Mais maintenant, que dois-je faire ?

Eh bien, une politesse en vaut une autre. Renvoie-lui ta carte.

Naturellement… Mais la raison de cette invite ? Qu’est-ce que cela veut dire ? As-tu une idée, toi ?

— Seule, je ne puis hasarder qu’une hypothèse. Je t’ai dit que le Cardinal était un grand lettré. Et alors, peut-être, a-t-il lu Madame Bovary et alors, il t’adresse sa carte en signe d’approbation… Il n’y a rien d’écrit dessus, pas de félicitations ? Cela ne m’étonne pas… Mais tout cela, n’est-ce pas, n’est qu’une hypothèse.

Revenu à Croisset, Flaubert se précipita devant sa table de travail pour écrire l’enveloppe destinée à l’Archevêque.

A MONSEIGNEUR DE BONNECHOSE

CARDINAL DE ROUEN, PRIMAT DE NORMANDIE

EN SON PALAIS DE L’ARCHEVÊCHÉ

Il n’y manquait rien, comme vous voyez.

Le 6 janvier, au matin, le Secrétaire particulier de Monseigneur entra dans l’oratoire archiépiscopal.

Éminence, dit-il, voici le courrier, nous avons dépouillé tout ce qui concerne les cartes de visite, sauf celle-ci, qui porte un nom absent de nos listes d’adresses. Monseigneur connaît-il ?

Le Cardinal regarde et dit :

Ah oui, je connais vaguement. C’est, je crois, un écrivain qui demeure à Croisset.

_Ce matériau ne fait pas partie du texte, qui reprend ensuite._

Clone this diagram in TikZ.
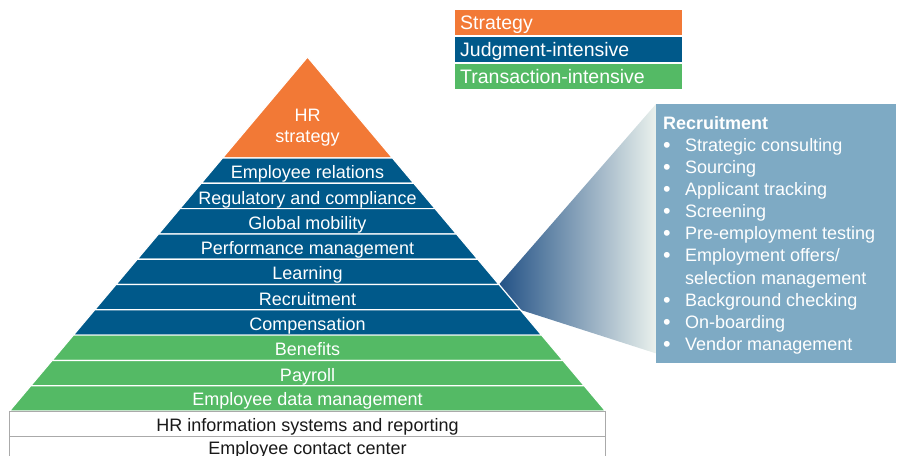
\documentclass[tikz,border=0pt]{standalone}
\usepackage{fontspec}
\usepackage{graphicx}
\setmainfont{Liberation Sans}
\usetikzlibrary{calc}
\pgfdeclarelayer{bg}
\pgfsetlayers{bg,main}
\definecolor{hrorange}{RGB}{242,121,54}
\definecolor{hrblue}{RGB}{0,89,138}
\definecolor{hrgreen}{RGB}{84,186,101}
\definecolor{hrcall}{RGB}{126,170,196}
\definecolor{hrwedge}{RGB}{35,82,134}
\definecolor{hrpale}{RGB}{234,241,237}
\definecolor{hrgray}{RGB}{170,170,170}
\definecolor{hrtext}{RGB}{25,25,25}
\newcommand{\hrbul}{\makebox[22pt][l]{\raisebox{-1pt}{\scalebox{1.2}{\textbullet}}}}
\tikzset{
        band/.style={draw=white, line width=1.2pt},
        lvl/.style={font=\fontsize{18}{22}\selectfont, text=white, inner sep=0pt, text height=13.1pt, text depth=0pt},
        legend/.style={anchor=north west, minimum width=227pt, minimum height=25.3pt, text width=217pt, inner xsep=5pt, inner ysep=0pt, align=left, text=white, font=\fontsize{19.5}{22}\selectfont, text height=14.2pt, text depth=0pt},
}

\begin{document}
\begin{tikzpicture}[x=1pt, y=-1pt]
        \useasboundingbox (0,0) rectangle (901,455);
        \coordinate (top) at (307.5,57);
        \coordinate (l0) at (222.5,158); \coordinate (r0) at (392.5,158);
        \coordinate (l1) at (201.2,183.3); \coordinate (r1) at (413.8,183.3);
        \coordinate (l2) at (179.9,208.6); \coordinate (r2) at (435.1,208.6);
        \coordinate (l3) at (158.6,233.9); \coordinate (r3) at (456.4,233.9);
        \coordinate (l4) at (137.3,259.2); \coordinate (r4) at (477.7,259.2);
        \coordinate (l5) at (116.0,284.5); \coordinate (r5) at (499.0,284.5);
        \coordinate (l6) at (94.7,309.8); \coordinate (r6) at (520.3,309.8);
        \coordinate (l7) at (73.4,335.1); \coordinate (r7) at (541.6,335.1);
        \coordinate (l8) at (52.1,360.4); \coordinate (r8) at (562.9,360.4);
        \coordinate (l9) at (30.8,385.7); \coordinate (r9) at (584.2,385.7);
        \coordinate (l10) at (9.5,411); \coordinate (r10) at (605.5,411);
        \path[band, fill=hrorange] (top) -- (r0) -- (l0) -- cycle;
        \path[band, fill=hrblue] (l0) -- (r0) -- (r1) -- (l1) -- cycle;
        \path[band, fill=hrblue] (l1) -- (r1) -- (r2) -- (l2) -- cycle;
        \path[band, fill=hrblue] (l2) -- (r2) -- (r3) -- (l3) -- cycle;
        \path[band, fill=hrblue] (l3) -- (r3) -- (r4) -- (l4) -- cycle;
        \path[band, fill=hrblue] (l4) -- (r4) -- (r5) -- (l5) -- cycle;
        \path[band, fill=hrblue] (l5) -- (r5) -- (r6) -- (l6) -- cycle;
        \path[band, fill=hrblue] (l6) -- (r6) -- (r7) -- (l7) -- cycle;
        \path[band, fill=hrgreen] (l7) -- (r7) -- (r8) -- (l8) -- cycle;
        \path[band, fill=hrgreen] (l8) -- (r8) -- (r9) -- (l9) -- cycle;
        \path[band, fill=hrgreen] (l9) -- (r9) -- (r10) -- (l10) -- cycle;
        \draw[hrgray, fill=white] (9.5,411) rectangle (605.5,436);
        \draw[hrgray, fill=white] (9.5,436) rectangle (605.5,461);
        \node (b0) [font=\fontsize{18}{21}\selectfont, text=white, inner sep=0pt, align=center] at (307.5,127.5) {HR\\strategy};
        \node (b1) [lvl] at (307.5,172.2) {Employee relations};
        \node (b2) [lvl] at (307.5,197.5) {Regulatory and compliance};
        \node (b3) [lvl] at (307.5,222.8) {Global mobility};
        \node (b4) [lvl] at (307.5,248.1) {Performance management};
        \node (b5) [lvl] at (307.5,273.4) {Learning};
        \node (b6) [lvl] at (307.5,298.7) {Recruitment};
        \node (b7) [lvl] at (307.5,324.0) {Compensation};
        \node (b8) [lvl] at (307.5,349.3) {Benefits};
        \node (b9) [lvl] at (307.5,374.6) {Payroll};
        \node (b10) [lvl] at (307.5,399.4) {Employee data management};
        \node (b11) [lvl, text=hrtext] at (307.5,424.5) {HR information systems and reporting};
        \node (b12) [lvl, text=hrtext] at (307.5,447.8) {Employee contact center};
        \node (k0) [legend, fill=hrorange] at (455,9.3) {Strategy};
        \node (k1) [legend, fill=hrblue] at (455,36.3) {Judgment-intensive};
        \node (k2) [legend, fill=hrgreen] at (455,63.3) {Transaction-intensive};
        \node (c0) [anchor=north west, fill=hrcall, minimum width=240pt, minimum height=259pt, inner sep=0pt] at (656,104) {};
        \node (c1) [anchor=north west, inner sep=0pt, align=left, text=white, font=\fontsize{18}{22.07}\selectfont] at (663,116.3) {\textbf{Recruitment}\\
\hrbul Strategic consulting\\
\hrbul Sourcing\\
\hrbul Applicant tracking\\
\hrbul Screening\\
\hrbul Pre-employment testing\\
\hrbul Employment offers/\\
\hspace*{22pt}selection management\\
\hrbul Background checking\\
\hrbul On-boarding\\
\hrbul Vendor management};
        \begin{pgfonlayer}{bg}
                \shade[left color=hrwedge, right color=hrpale] (r5) -- (c0.north west) -- ($(c0.south west)+(0,-10)$) -- (r6) -- cycle;
        \end{pgfonlayer}
\end{tikzpicture}
\end{document}
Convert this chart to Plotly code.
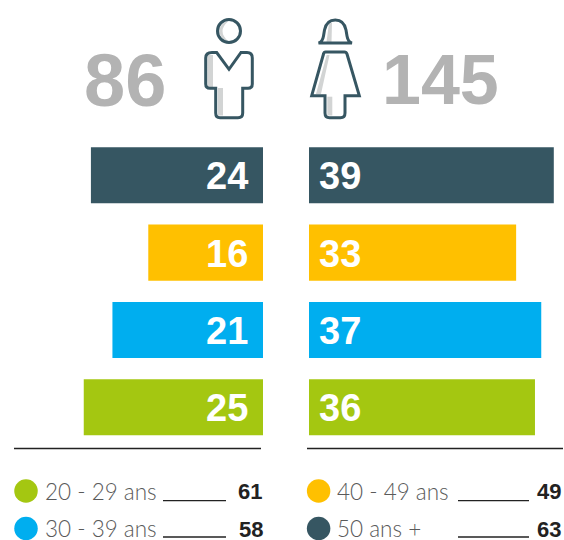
import plotly.graph_objects as go

categories = ["20 - 29 ans", "30 - 39 ans", "40 - 49 ans", "50 ans +"]
men = [25, 21, 16, 24]
women = [36, 37, 33, 39]
totals = [61, 58, 49, 63]
men_total = 86
women_total = 145
colors = ["#A4C711", "#00AEEF", "#FFC000", "#365662"]

W, H = 564, 540
DARK = "#365662"
SHADOW = "#D2D4D4"
GREY = "#B3B3B3"
NUM = "Liberation Sans, Arial, sans-serif"
LIGHT = "Lato, Open Sans, sans-serif"

fig = go.Figure()
fig.add_trace(go.Bar(y=categories, x=men, orientation="h", marker=dict(color=colors, line_width=0),
                     xaxis="x", yaxis="y", hoverinfo="skip", width=0.724))
fig.add_trace(go.Bar(y=categories, x=women, orientation="h", marker=dict(color=colors, line_width=0),
                     xaxis="x2", yaxis="y", hoverinfo="skip", width=0.724))

dot_x = [26, 26, 318.6, 318.6]
dot_y = [491, 528.5, 491, 528.5]
fig.add_trace(go.Scatter(x=dot_x, y=dot_y, mode="markers", xaxis="x3", yaxis="y3", hoverinfo="skip",
                         marker=dict(size=23.5, color=colors, line_width=0)))

ann = []
for c, v in zip(categories, men):
    ann.append(dict(x=0, y=c, xref="x", yref="y", text=str(v), showarrow=False, xanchor="right", xshift=-13,
                    yshift=-1, font=dict(family=NUM, size=38, color="white", weight="bold")))
for c, v in zip(categories, women):
    ann.append(dict(x=0, y=c, xref="x2", yref="y", text=str(v), showarrow=False, xanchor="left", xshift=8,
                    yshift=-1, font=dict(family=NUM, size=38, color="white", weight="bold")))

ann.append(dict(x=168, y=80, xref="x3", yref="y3", text=str(men_total), showarrow=False, xanchor="right",
                font=dict(family=NUM, size=74, color=GREY, weight="bold")))
ann.append(dict(x=380, y=80, xref="x3", yref="y3", text=str(women_total), showarrow=False, xanchor="left",
                font=dict(family=NUM, size=70, color=GREY, weight="bold")))

leg_text_x = [43, 43, 335, 335]
leg_num_x = [264, 265, 563, 563]
for c, t, x, nx, y in zip(categories, totals, leg_text_x, leg_num_x, dot_y):
    ann.append(dict(x=x, y=y, xref="x3", yref="y3", text=c, showarrow=False, xanchor="left",
                    font=dict(family=LIGHT, size=22.5, color="#5A5A5A", weight=300)))
    ann.append(dict(x=nx, y=y + 0.5, xref="x3", yref="y3", text=str(t), showarrow=False, xanchor="right",
                    font=dict(family=NUM, size=22, color="#222222", weight="bold")))

def rule(x0, x1, y, width=1.3):
    return dict(type="line", xref="x3", yref="y3", x0=x0, x1=x1, y0=y, y1=y,
                line=dict(color="#222222", width=width))

def path(d, fill=None, stroke=None):
    return dict(type="path", xref="x3", yref="y3", path=d, layer="above",
                fillcolor=fill or "rgba(0,0,0,0)",
                line=dict(color=stroke or "rgba(0,0,0,0)", width=3 if stroke else 0))

shapes = [rule(14, 261, 448.5), rule(307, 563, 448.5),
          rule(163, 226, 500.7), rule(163, 226, 537),
          rule(458, 529, 500.7), rule(458, 529, 537)]

shapes += [
    path("M228 21.5 Q217 31 228 41 Q221 40 219 31 Q221 22 228 21.5 Z", fill=SHADOW),
    path("M207.5 55 L213 55 L213 88 L207.5 86 Z", fill=SHADOW),
    path("M218 88 L223 88 L223 115.5 L218 115.5 Z", fill=SHADOW),
    dict(type="circle", xref="x3", yref="y3", x0=217.5, x1=240.5, y0=19.5, y1=42.5, layer="above",
         line=dict(color=DARK, width=3)),
    path("M212 52.5 L216.7 52.5 L229 69.3 L241 52.5 L247 52.5 Q252.3 52.5 252.3 58 L252.3 84 "
         "Q252.3 88.3 248 88.3 L242.7 88.3 L242.7 113 Q242.7 117.7 238 117.7 L220 117.7 "
         "Q215.7 117.7 215.7 113 L215.7 88.3 L210 88.3 Q205.7 88.3 205.7 84 L205.7 58 Q205.7 52.5 212 52.5 Z",
         stroke=DARK),
]
shapes += [
    path("M329 23 L332 23 L331.5 42 L326.5 42 Z", fill=SHADOW),
    path("M326.7 55 L329.5 55 L321 94 L316 94 Z", fill=SHADOW),
    path("M327.3 96.7 L332.3 96.7 L332.3 115.5 L327.3 115.5 Z", fill=SHADOW),
    path("M318.5 43 L352 43 Q348 42 347 36 L346 30 Q344 20 335.3 20 Q326.5 20 324.5 30 L323.5 36 "
         "Q322.5 42 318.5 43 Z", stroke=DARK),
    path("M325.5 52 L344.5 52 Q346.3 52 347 54 L359.3 95.7 L345 95.7 L345 113 Q345 117.7 340.5 117.7 "
         "L329.5 117.7 Q325 117.7 325 113 L325 95.7 L311.7 95.7 L323.5 54 Q324 52 325.5 52 Z",
         stroke=DARK),
]

hidden = dict(visible=False, fixedrange=True)
left_edge, right_edge = 263, 309
fig.update_layout(
    width=W, height=H, margin=dict(l=0, r=0, t=0, b=0), showlegend=False, barmode="overlay",
    paper_bgcolor="white", plot_bgcolor="rgba(0,0,0,0)", annotations=ann, shapes=shapes,
    xaxis=dict(domain=[0, left_edge / W], range=[left_edge / 7.17, 0], anchor="y", **hidden),
    xaxis2=dict(domain=[right_edge / W, 1], range=[0, (W - right_edge) / 6.277], anchor="y", **hidden),
    yaxis=dict(domain=[1 - 446 / H, 1 - 136.6 / H], type="category", categoryorder="array",
               categoryarray=categories, range=[-0.5, 3.5], **hidden),
    xaxis3=dict(domain=[0, 1], range=[0, W], anchor="y3", **hidden),
    yaxis3=dict(domain=[0, 1], range=[H, 0], anchor="x3", **hidden),
)
fig.write_html("out.html", config={"displayModeBar": False},
               post_script="document.body.style.margin='0';document.body.style.overflow='hidden';")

— Que faut-il faire, Éminence ?

— Eh, monsieur l’Abbé, il ne faut contrister personne… Une politesse en vaut une autre … Renvoyez la carte de l’Archevêché.

Donc, le 7 janvier, Flaubert reçut une deuxième missive contenant encore une carte. Stupéfait, il s’interrogea :

—Mais qu’est-ce que cela veut dire enfin ? Je vais encore consulter Lapierre. Lui seul peut m’expliquer.

Il reprit le bateau de La Bouille et se présenta de nouveau au Nouvelliste, où il expliqua son cas au rédacteur en chef.

Mis au courant, celui-ci réprima, non sans peine, un accès de gaieté. Il essaya néanmoins de lutter contre le rire qui l’envahissait.

— Eh bien, c’est peut-être que l’Éminence a récemment lu Salammbô !

Puis il éclata et dévoila la supercherie.

— Sans rancune, n’est-ce pas ?

Et l’entretien se termina dans un éclat de rire homérique, où s’entendaient les exclamations du dupeur et du dupé.

« Farceur de Lapierre ». — « Sacré Polycarpe ».

Polycarpe, c’était le surnom de Flaubert parmi ses intimes.